Ces dernières années, la puissance de cet Etat a encore cru : Lagos lève ses propres impôts et dépend de moins en moins financièrement de l’Etat fédéral. Signe des temps, le président Muhammadu Buhari n’a pas mis les pieds à Lagos depuis son élection en avril 2015. Il laisse ainsi le champ libre au gouverneur pour « incarner le pouvoir ». Ambode appartient au même parti que le chef de l'Etat, l’All Progressives Congress (APC). Il y a donc peu de chance pour que le pouvoir fédéral tente de contrecarrer ses initiatives.

Peu de Lagotiens osent affronter le gouverneur ou ses proches. Un pasteur a fait les frais de la toute-puissance de la famille Ambode. Lors d’une cérémonie où il officiait, il a donné sa bénédiction à plusieurs fidèles. Crime de lèse-majesté, il n’a pas commencé par l’épouse du gouverneur. Ne l’a-t-il pas reconnu ? A-t-il sciemment décidé de ne pas commencer par la première dame ? Les versions divergent. Quoi qu’il en soit, il a été démis de ses fonctions quelques jours plus tard.

Des gouverneurs « incontournables »

Les gouverneurs ne peuvent pas exercer plus de deux mandats.
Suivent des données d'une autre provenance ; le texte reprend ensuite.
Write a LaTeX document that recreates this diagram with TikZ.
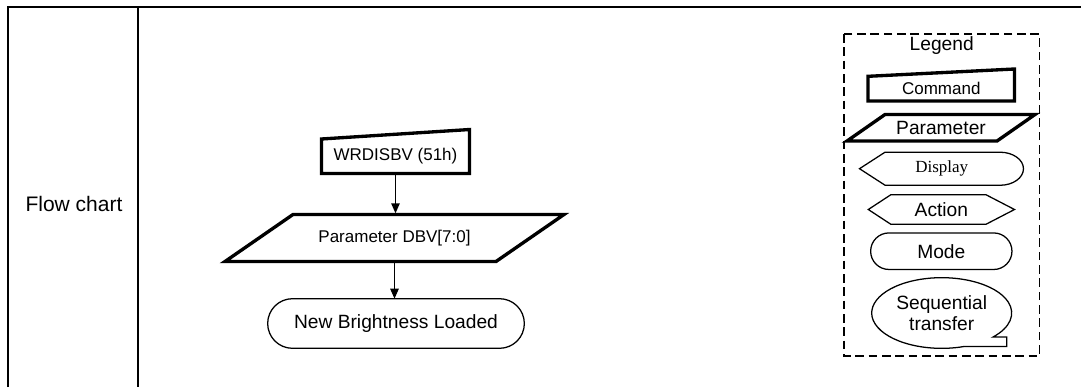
\documentclass[tikz,border=0pt]{standalone}
\usepackage{fontspec}
\setmainfont{Liberation Sans}
\newfontfamily\serifface{Liberation Serif}
\usetikzlibrary{arrows.meta,calc}
\begin{document}
\begin{tikzpicture}[x=0.75pt,y=-0.75pt,
  tableline/.style={line width=1.1pt},
  heavy/.style={line width=2.5pt,line join=miter},
  light/.style={line width=0.95pt},
  flowarrow/.style={line width=1.05pt,-{Triangle[length=7.5pt,width=6.3pt]}},
  txt/.style={inner sep=0pt,outer sep=0pt,align=center},
  flowtext/.style={txt,font=\fontsize{12.75}{15}\selectfont},
  legtext/.style={txt,font=\fontsize{14.4}{15.75}\selectfont},
]
\useasboundingbox (0,0) rectangle (1081,387);

% table frame
\draw[tableline] (8,387) -- (8,7) -- (1081,7);
\draw[tableline] (138,7) -- (138,387);
\node[txt,font=\fontsize{15.75}{18}\selectfont] (rowhead) at (74,204) {Flow chart};

% flow chart
\node[flowtext,minimum width=111pt,minimum height=25.9pt] (wr) at (395.5,156.25) {WRDISBV (51h)};
\draw[heavy] (wr.south west) -- (wr.south east) -- ([yshift=7.1pt]wr.north east) -- (wr.north west) -- cycle;

\node[flowtext,minimum width=152.25pt,minimum height=35.25pt] (par) at (394.5,238) {Parameter DBV[7:0]};
\draw[heavy] ([xshift=-51pt]par.south west) -- (par.north west) -- ([xshift=51pt]par.north east) -- (par.south east) -- cycle;

\node[legtext,draw,light,rounded corners=18.6pt,minimum width=192.5pt,minimum height=37.2pt] (nbl) at (396,323.5) {New Brightness Loaded};

\draw[flowarrow,shorten >=0.9pt] (wr.south) -- (wr.south |- par.north);
\draw[flowarrow] (par.south) -- (par.south |- nbl.north);

% legend
\draw[line width=1pt,dash pattern=on 6.5pt off 3.5pt] (844,34) rectangle (1039.5,356);
\node[legtext] (legtitle) at (941.7,46) {Legend};

\node[flowtext] (cmd) at (941.25,88.65) {Command};
\draw[heavy] ($(cmd)+(-73.25,12.35)$) -- ($(cmd)+(73.25,12.35)$) -- ($(cmd)+(73.25,-19.65)$) -- ($(cmd)+(-73.25,-12.35)$) -- cycle;

\node[legtext] (prm) at (941,127.75) {Parameter};
\draw[heavy] ($(prm)+(-94,13.25)$) -- ($(prm)+(-56,-13.25)$) -- ($(prm)+(94,-13.25)$) -- ($(prm)+(56,13.25)$) -- cycle;

\node[txt,font=\serifface\fontsize{12.75}{15}\selectfont] (disp) at (941.7,168.7) {Display};
\draw[light] ($(disp)+(-82.2,0)$) -- ($(disp)+(-56.7,-16.5)$) -- ($(disp)+(58.3,-16.5)$)
  arc[start angle=90,end angle=-90,x radius=17.6pt,y radius=12.4pt]
  -- ($(disp)+(-56.7,16.5)$) -- cycle;

\node[legtext] (act) at (941.4,209.5) {Action};
\draw[light] ($(act)+(-73.1,0)$) -- ($(act)+(-50.6,-14.75)$) -- ($(act)+(44.6,-14.75)$) -- ($(act)+(73.1,0)$) -- ($(act)+(44.6,14.75)$) -- ($(act)+(-50.6,14.75)$) -- cycle;

\node[legtext,draw,light,rounded corners=13.7pt,minimum width=106pt,minimum height=27.4pt] (mode) at (941.3,251.2) {Mode};

\node[legtext] (seq) at (941.7,313) {Sequential\\transfer};
\draw[light] ($(seq)+(-71.7:52.5pt and 26.5pt)$)
  arc[start angle=-71.7,end angle=-403,x radius=52.5pt,y radius=26.5pt]
  -- ++(10.35pt,0pt) -- ++(0pt,-7.05pt) -- cycle;
\end{tikzpicture}
\end{document}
Mais pendant leur règne de huit ans, « ils engrangent tellement de contacts et d’argent qu’ils demeurent incontournables », analyse un ministre de l’Etat de Lagos. Ainsi Bola Tinubu, gouverneur de Lagos de 1999 à 2007, est toujours surnommé par les Lagotiens le « roi de Lagos ». « Bola Tinubu possède ou contrôle près de la moitié de la ville, affirme un influent patron de presse de Lagos. C’est lui qui choisit ses successeurs. Il finance leurs campagnes électorales et leur assure les soutiens nécessaires à leur élection. Babatunde Fashola, au pouvoir de 2007 à 2015, était son poulain. Tout comme l’est Akin Ambode, le gouverneur élu en en 2015. »

La puissance des gouverneurs se mesure aussi dans la vie quotidienne. Alors que je m’étonne que dans une résidence de Lagos, il y ait de l’électricité en permanence (un fait extrêmement rare dans la capitale économique du Nigeria) l’un des locataires m’explique le « secret des lieux » avec un léger sourire amusé : « La mère d’un ex-gouverneur habite dans cette résidence. Ça aide ». En effet, ça peut aider.